Mistos de realismo mágico com fantasia de criança, os desenhos da ilustradora argentina Rebeca Luciani são como lugares que o leitor tem a sorte de ir conhecendo. Lugares com nomes curiosos, como "Animais que fazem coisas em silêncio", "O baile da tarântula", "Breve história de um breve amor". Lugares que são também imagens, criadas de dentro para fora para embrulhar histórias que não são suas, mas que passam a pertencer-lhe assim que conhecem suas cores e texturas. Um conceito tão dela que ganhou até nome "psicologia do personagem".


Premiada pelo mundo afora e publicada em países tão opostos quanto Emirados Árabes, França e Itália, ela tem no Brasil a sua segunda casa, "um universo à parte", como ela diz. Por aqui, ela tem três livros publicados - o mais recente chegou pela Edições SM este ano, "No Parque", de Iuri Pereira, “Cachtánka”, de 2013, uma adaptação do conto de Tchekóv traduzido pela Tatiana Belinky, "Se essa rua fosse minha", de Eduardo Amos, e "Diáfana", de Celso Sisto, publicado pela Scipione em 2011.


Aproveitando que a Rebeca vem para São Paulo em abril para o Laboratório de Ilustração do Ideário*, e que logo logo chega um novo livro com as ilustrações dela no Brasil - "O fantástico arroz de Filomena", escrito pelo mineiro Maurilo Andreas, está previsto para sair ainda este ano, pela editora Aletria -, fui garimpar dentro de suas caraminholas de artista para saber o que ela pensa sobre a relação palavra e imagem, sobre tudo o que brilha entre uma coisa e outra.

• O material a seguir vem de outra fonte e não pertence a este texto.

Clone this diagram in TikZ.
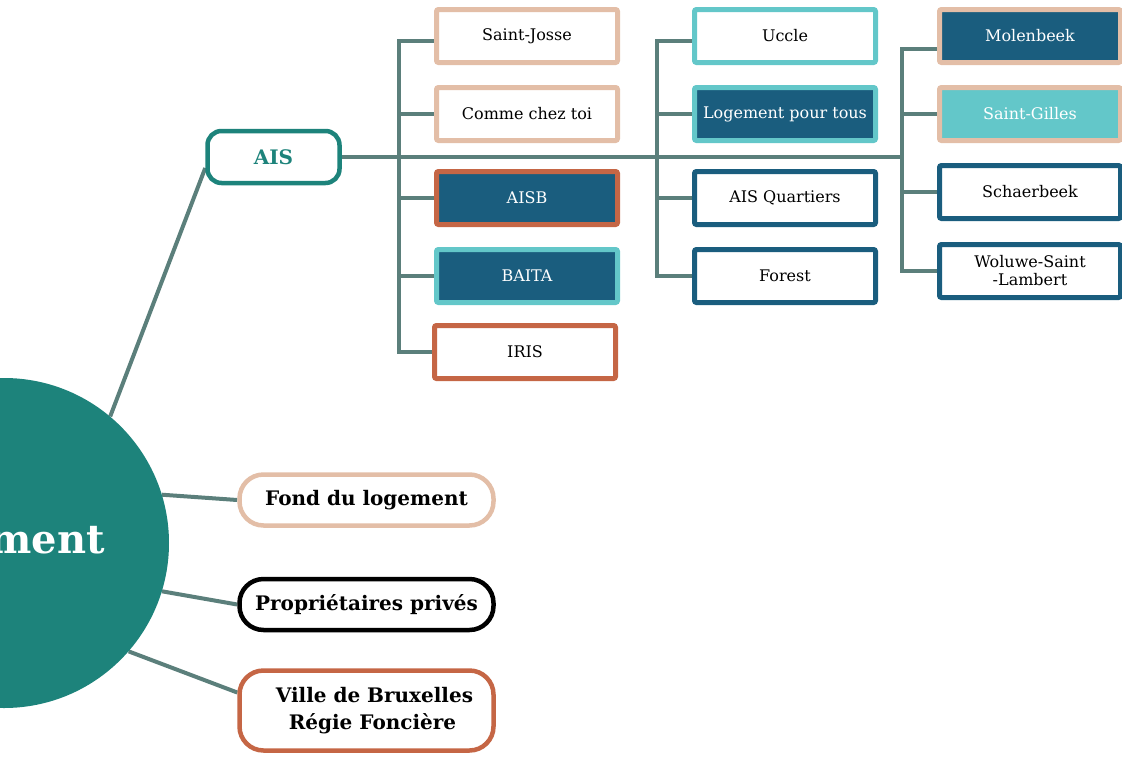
\documentclass[tikz,border=0pt]{standalone}
\usepackage{fontspec}
\setmainfont{DejaVu Serif}
\usetikzlibrary{backgrounds}
\definecolor{tealc}{HTML}{1D837B}
\definecolor{linkc}{HTML}{5B7F7B}
\definecolor{peach}{HTML}{E3BEA7}
\definecolor{terra}{HTML}{C56645}
\definecolor{dblue}{HTML}{1A5D7E}
\definecolor{cyanc}{HTML}{63C7C9}
\begin{document}
\begin{tikzpicture}[x=1pt,y=-1pt,
  box/.style={rectangle, rounded corners=2pt, line width=5pt, minimum width=181pt, minimum height=53pt, inner sep=0pt, font=\fontsize{16}{18}\selectfont, align=center, fill=white, text=black},
  darkbox/.style={box, fill=dblue, text=white},
  pill/.style={rectangle, rounded corners=24pt, line width=4.5pt, minimum width=254pt, minimum height=51pt, inner sep=0pt, fill=white, font=\bfseries\fontsize{20}{27}\selectfont, align=center},
  link/.style={draw=linkc, line width=4pt}]
\useasboundingbox (0,0) rectangle (1122,756);
\clip (0,0) rectangle (1122,756);

% main nodes
\node[circle, fill=tealc, minimum size=330pt, inner sep=0pt, text=white, font=\bfseries\fontsize{40}{44}\selectfont] (circ) at (4,543) {\hspace*{-22pt}Logement};
\node[rectangle, rounded corners=14pt, line width=4.5pt, draw=tealc, fill=white, minimum width=132pt, minimum height=52pt, text=tealc, font=\bfseries\fontsize{20}{24}\selectfont] (ais) at (273.5,157) {AIS};
\node[pill, draw=peach] (fond) at (366.5,500) {Fond du logement};
\node[pill, draw=black] (prop) at (366.5,604.5) {Propriétaires privés};
\node[pill, draw=terra, minimum height=80pt] (ville) at (366.5,710.5) {\hspace*{16pt}Ville de Bruxelles\\\hspace*{12pt}Régie Foncière};

% column 1
\node[box, draw=peach] (sj) at (527,36) {Saint-Josse};
\node[box, draw=peach] (cct) at (527,114) {Comme chez toi};
\node[darkbox, draw=terra] (aisb) at (527,198) {AISB};
\node[darkbox, draw=cyanc] (baita) at (527,276) {BAITA};
\node[box, draw=terra] (iris) at (525,352) {IRIS};

% column 2
\node[box, draw=cyanc] (uccle) at (785,36) {Uccle};
\node[darkbox, draw=cyanc] (lpt) at (785,114) {Logement pour tous};
\node[box, draw=dblue] (aisq) at (785,198) {AIS Quartiers};
\node[box, draw=dblue] (forest) at (785,276) {Forest};

% column 3
\node[darkbox, draw=peach] (mol) at (1030,36) {Molenbeek};
\node[box, draw=peach, fill=cyanc, text=white] (sg) at (1030,114) {Saint-Gilles};
\node[box, draw=dblue] (sch) at (1030,192) {Schaerbeek};
\node[box, draw=dblue] (wol) at (1030,271) {Woluwe-Saint\\-Lambert};

% junctions
\coordinate (j1) at (399,158);
\coordinate (j2) at (657,158);
\coordinate (j3) at (902,158);
\coordinate (sjs) at ([yshift=-5pt]sj.west);
\coordinate (ucs) at ([yshift=-5pt]uccle.west);
\coordinate (mos) at ([yshift=-13pt]mol.west);

\begin{scope}[on background layer]
  % circle to children
  \draw[link] (circ.50) -- ([yshift=-11pt]ais.west);
  \draw[link] (circ.17) -- (fond.west);
  \draw[link] (circ.-17) -- (prop.west);
  \draw[link] (circ.-41) -- ([yshift=18pt]ville.west);
  % AIS main line
  \draw[link] (ais.east) -- (ais.east -| j3);
  % tree 1
  \draw[link, line cap=rect] (j1 |- sjs) -- (j1 |- iris.west);
  \draw[link] (j1 |- sjs) -- (sjs);
  \draw[link] (j1 |- cct.west) -- (cct.west);
  \draw[link] (j1 |- aisb.west) -- (aisb.west);
  \draw[link] (j1 |- baita.west) -- (baita.west);
  \draw[link] (j1 |- iris.west) -- (iris.west);
  % tree 2
  \draw[link, line cap=rect] (j2 |- ucs) -- (j2 |- forest.west);
  \draw[link] (j2 |- ucs) -- (ucs);
  \draw[link] (j2 |- lpt.west) -- (lpt.west);
  \draw[link] (j2 |- aisq.west) -- (aisq.west);
  \draw[link] (j2 |- forest.west) -- (forest.west);
  % tree 3
  \draw[link, line cap=rect] (j3 |- mos) -- (j3 |- wol.west);
  \draw[link] (j3 |- mos) -- (mos);
  \draw[link] (j3 |- sg.west) -- (sg.west);
  \draw[link] (j3 |- sch.west) -- (sch.west);
  \draw[link] (j3 |- wol.west) -- (wol.west);
\end{scope}
\end{tikzpicture}
\end{document}
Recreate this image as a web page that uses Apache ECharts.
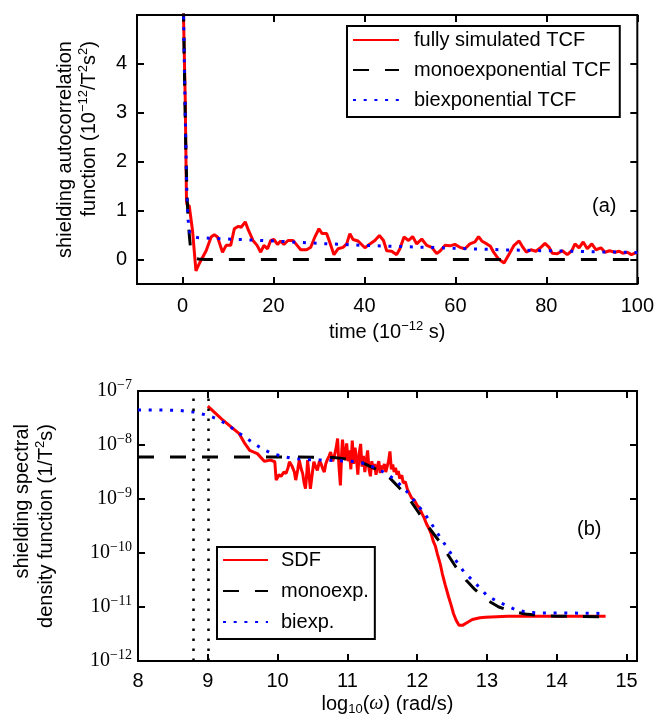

Você começou a desenhar com 4 anos, mas como chegou ao livro infantil?

Eu desenhava muito - como todas as crianças, suponho. Minha primeira lembrança de estar desenhando é aos quatro anos, quando meus pais haviam comprado umas canetinhas e eu passava horas desenhando com elas na janela que dava para o pátio. Depois disso, foram papéis pequeninos, grandões, cadernos. Eu nunca deixei de fazer o que eu mais gosto nesse mundo que é desenhar. Ainda não sabia que existia um ofício, o de ilustrador, meu sonho era ser pintora. Toda minha formação sempre foi no caminho das Belas Artes, pois para ser pintora eu supunha que devia me formar. Aos 23 anos, em uma crise artística, de repente não podia pintar mais, tive um bloqueio. O que eu ia fazer da minha vida se já não pintava? O golpe foi bem forte. Um dia, saí para caminhar pela cidade, entrei em uma livraria, e botei os olhos nos livros ilustrados infantis. Decidi ali que me dedicaria a isso. Isso aconteceu há 17 anos.



É mais difícil pra você se comunicar com o adulto ou com a criança? E por quê?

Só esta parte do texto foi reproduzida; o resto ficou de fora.